Child protection reforms in wake of Baby P could run up huge bill
The cost of implementing child protection reforms recommended in the wake of the Baby Peter case will run into tens of millions of pounds and new rules and targets have left social workers so overloaded that vulnerable children’s safety could be put at greater risk, council leaders warn today.
The first independent costing of the action ordered a year ago by Lord Laming, which children’s secretary Ed Balls backed and agreed to fund, put the price of hiring thousands of extra social workers to meet just one aspect of the requirements at £116m.
Children’s services leaders backed the report and warned that councils were already having to cope with additional costs relating to an unexpected post-Baby Peter surge in referrals, child protection plans and court applications to take children into care.

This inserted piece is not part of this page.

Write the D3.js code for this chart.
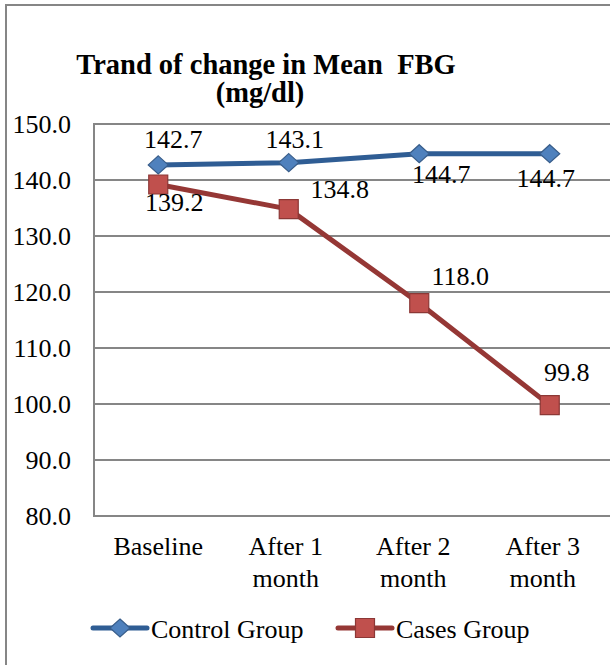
<!DOCTYPE html>
<html>
<head>
<meta charset="utf-8">
<script src="https://cdn.jsdelivr.net/npm/d3@7"></script>
<style>
  html, body { margin: 0; padding: 0; background: #fff; }
  svg { display: block; }
</style>
</head>
<body>
<svg id="chart" width="610" height="665"></svg>
<script>
// data
const categories = ['Baseline', 'After 1|month', 'After 2|month', 'After 3|month'];
const controlValues = [142.7, 143.1, 144.7, 144.7];
const casesValues = [139.2, 134.8, 118.0, 99.8];
const yTicks = [80, 90, 100, 110, 120, 130, 140, 150];
const seriesNames = ['Control Group', 'Cases Group'];

// label placement (dx, dy from marker)
const controlLabelPos = [[15, -17], [6, -15], [22, 29], [-4, 33]];
const casesLabelPos = [[16, 27], [51, -11], [41, -18], [17, -24]];
const catLabelShift = [0, -3, -6, -7];

const FONT = 'Liberation Serif';
const FS = 26;
const plot = { left: 93, right: 615, top: 124, bottom: 516 };

const svg = d3.select('#chart').attr('font-family', FONT);

// outer frame
svg.append('rect')
    .attr('x', 6).attr('y', 5)
    .attr('width', 640).attr('height', 700)
    .attr('fill', 'none')
    .attr('stroke', '#868686')
    .attr('stroke-width', 2);

const x = d3.scalePoint()
    .domain(categories)
    .range([plot.left, plot.right])
    .padding(0.5);

const y = d3.scaleLinear()
    .domain([80, 150])
    .range([plot.bottom, plot.top]);

// gridlines
svg.append('g')
    .selectAll('line')
    .data(yTicks)
    .join('line')
    .attr('x1', plot.left).attr('x2', 612)
    .attr('y1', d => y(d)).attr('y2', d => y(d))
    .attr('stroke', '#868686')
    .attr('stroke-width', 2);

// left axis line
svg.append('line')
    .attr('x1', plot.left + 1).attr('x2', plot.left + 1)
    .attr('y1', plot.top).attr('y2', plot.bottom)
    .attr('stroke', '#868686')
    .attr('stroke-width', 2);

// y labels
svg.append('g')
    .selectAll('text')
    .data(yTicks)
    .join('text')
    .attr('x', 71)
    .attr('y', d => y(d) + 9)
    .attr('text-anchor', 'end')
    .attr('font-family', FONT)
    .attr('font-size', FS)
    .attr('fill', '#000')
    .text(d => d.toFixed(1));

// x labels
const xLab = svg.append('g')
    .selectAll('text')
    .data(categories)
    .join('text')
    .attr('text-anchor', 'middle')
    .attr('font-family', FONT)
    .attr('font-size', FS)
    .attr('fill', '#000');
xLab.each(function (d, k) {
    const parts = d.split('|');
    d3.select(this).selectAll('tspan')
        .data(parts)
        .join('tspan')
        .attr('x', x(d) + catLabelShift[k])
        .attr('y', (p, i) => 555 + i * 32)
        .text(p => p);
});

// title
const title = svg.append('text')
    .attr('text-anchor', 'middle')
    .attr('font-family', FONT)
    .attr('font-size', 28.5)
    .attr('font-weight', 'bold')
    .attr('fill', '#000')
    .style('white-space', 'pre');
title.append('tspan').attr('x', 266).attr('y', 74).text('Trand of change in Mean  FBG');
title.append('tspan').attr('x', 260).attr('y', 102).text('(mg/dl)');

const line = d3.line()
    .x((d, i) => x(categories[i]))
    .y(d => y(d));

const diamond = () => 'M0,-9L10,0L0,9L-10,0Z';
const square = () => 'M-9.5,-9.5H9.5V9.5H-9.5Z';

function drawSeries(values, lineColor, fill, stroke, sym, labelPos) {
    const g = svg.append('g');
    g.append('path')
        .datum(values)
        .attr('d', line)
        .attr('fill', 'none')
        .attr('stroke', lineColor)
        .attr('stroke-width', 5)
        .attr('stroke-linejoin', 'round');
    g.selectAll('.mk')
        .data(values)
        .join('path')
        .attr('class', 'mk')
        .attr('transform', (d, i) => `translate(${x(categories[i])},${y(d)})`)
        .attr('d', sym)
        .attr('fill', fill)
        .attr('stroke', stroke)
        .attr('stroke-width', 1.2);
    g.selectAll('.lbl')
        .data(values)
        .join('text')
        .attr('class', 'lbl')
        .attr('x', (d, i) => x(categories[i]) + labelPos[i][0])
        .attr('y', (d, i) => y(d) + labelPos[i][1])
        .attr('text-anchor', 'middle')
        .attr('font-family', FONT)
        .attr('font-size', FS)
        .attr('fill', '#000')
        .text(d => d.toFixed(1));
}

drawSeries(controlValues, '#2F5D94', '#4F81BD', '#385D8A', diamond, controlLabelPos);
drawSeries(casesValues, '#953735', '#C0504D', '#8C3836', square, casesLabelPos);

// legend
const legendItems = [
    { name: seriesNames[0], x0: 93, color: '#2F5D94', fill: '#4F81BD', stroke: '#385D8A', sym: diamond },
    { name: seriesNames[1], x0: 338, color: '#953735', fill: '#C0504D', stroke: '#8C3836', sym: square }
];
const lg = svg.append('g')
    .selectAll('g')
    .data(legendItems)
    .join('g')
    .attr('transform', d => `translate(${d.x0},628)`);
lg.append('line')
    .attr('x1', 0).attr('x2', 54)
    .attr('stroke', d => d.color)
    .attr('stroke-width', 5)
    .attr('stroke-linecap', 'round');
lg.append('path')
    .attr('transform', 'translate(27,0)')
    .attr('d', d => d.sym())
    .attr('fill', d => d.fill)
    .attr('stroke', d => d.stroke)
    .attr('stroke-width', 1.2);
lg.append('text')
    .attr('x', 58)
    .attr('y', 10)
    .attr('font-family', FONT)
    .attr('font-size', FS)
    .attr('fill', '#000')
    .text(d => d.name);
</script>
</body>
</html>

The study, by researchers at Loughborough University and commissioned by the Local Government Association, found that nearly two-thirds of social workers had reported an increase in their workloads in the past six months, with child protection workers now dealing with an average of 14 cases at a time. Social workers said they were spending up to three-quarters of their time filling in paperwork rather than seeing families.

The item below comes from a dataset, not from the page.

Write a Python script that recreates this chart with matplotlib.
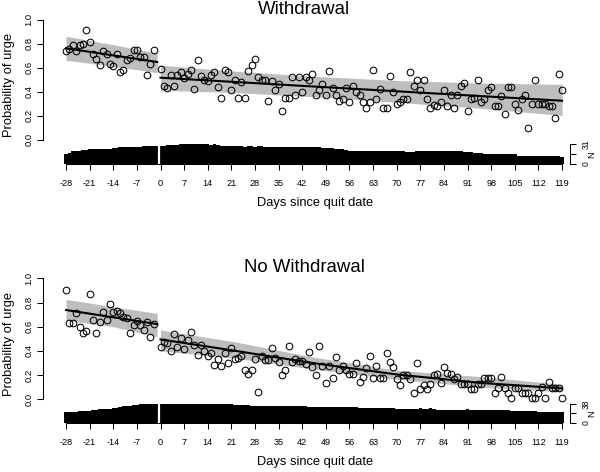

The study looked in particular at one of the 58 recommendations Laming made in his report – that every child protection referral to councils from police and health workers should lead to an initial assessment of the risk to the child. Social workers said it would lead to unnecessary assessments, which could compromise the quality of safeguarding work. On average, only 13% of the time taken to complete one was spent with the child or family, and the rest on form-filling.
The LGA called for the recommendation to be scrapped, allowing social workers to use their own discretion about when an initial assessment is needed, and for interim government funding to plug the gap if the proposal was left in place.
Shireen Ritchie, chair of the association’s children and young people board, said: “Every right-minded person wants to know everything possible is being done to keep children safe from harm. Money is an ugly topic to raise when the issue is the safety and wellbeing of children, but it would be irresponsible to pretend social work teams can make major changes to how they operate without there being implications for their workload and resources.
“There has to be recognition of what dedicated social workers all over the country are dealing with every day, the pressures placed on them and the valuable expertise they can share. Children who are at risk, and families that are struggling, will benefit more from additional time with experienced social workers than they will from an increase in the number of forms filled in about them. Some paperwork is essential to doing the best possible job, but it is right to try to reduce bureaucracy where it can ease the pressure on social workers and increase the quality of care offered to children.”
The Association of Directors of Children’s Services backed the findings. Its president, Kim Bromley-Derry, said: “Prescribing that every referral has an initial assessment will … divert resources from the most vulnerable children to others whose needs can be assessed and met in other ways.”
Some authorities were already predicting deficits for next year due to rising numbers of children needing services, he said.
The government said spending on children’s social care increased by more than £3.5bn between 1997/98 and 2008/09 – a rise of more than 90% in real terms.
Children’s minister Delyth Morgan said: “Ultimately, it is up to local authorities to decide when it is appropriate to carry out an initial assessment – over the last year the number of initial assessments they have carried out has increased. It is crucial that local authorities and their partners treat any concerns for children’s safety seriously and on its merits, wherever and whoever it comes from.”
Tim Loughton, the shadow children’s minister, said: “This is yet further proof that the government is strangling social work with red tape. Lord Laming’s proposals were supposed to improve child protection, instead they have made things worse. We need to prune back this bureaucracy so that social workers can spend time with children.”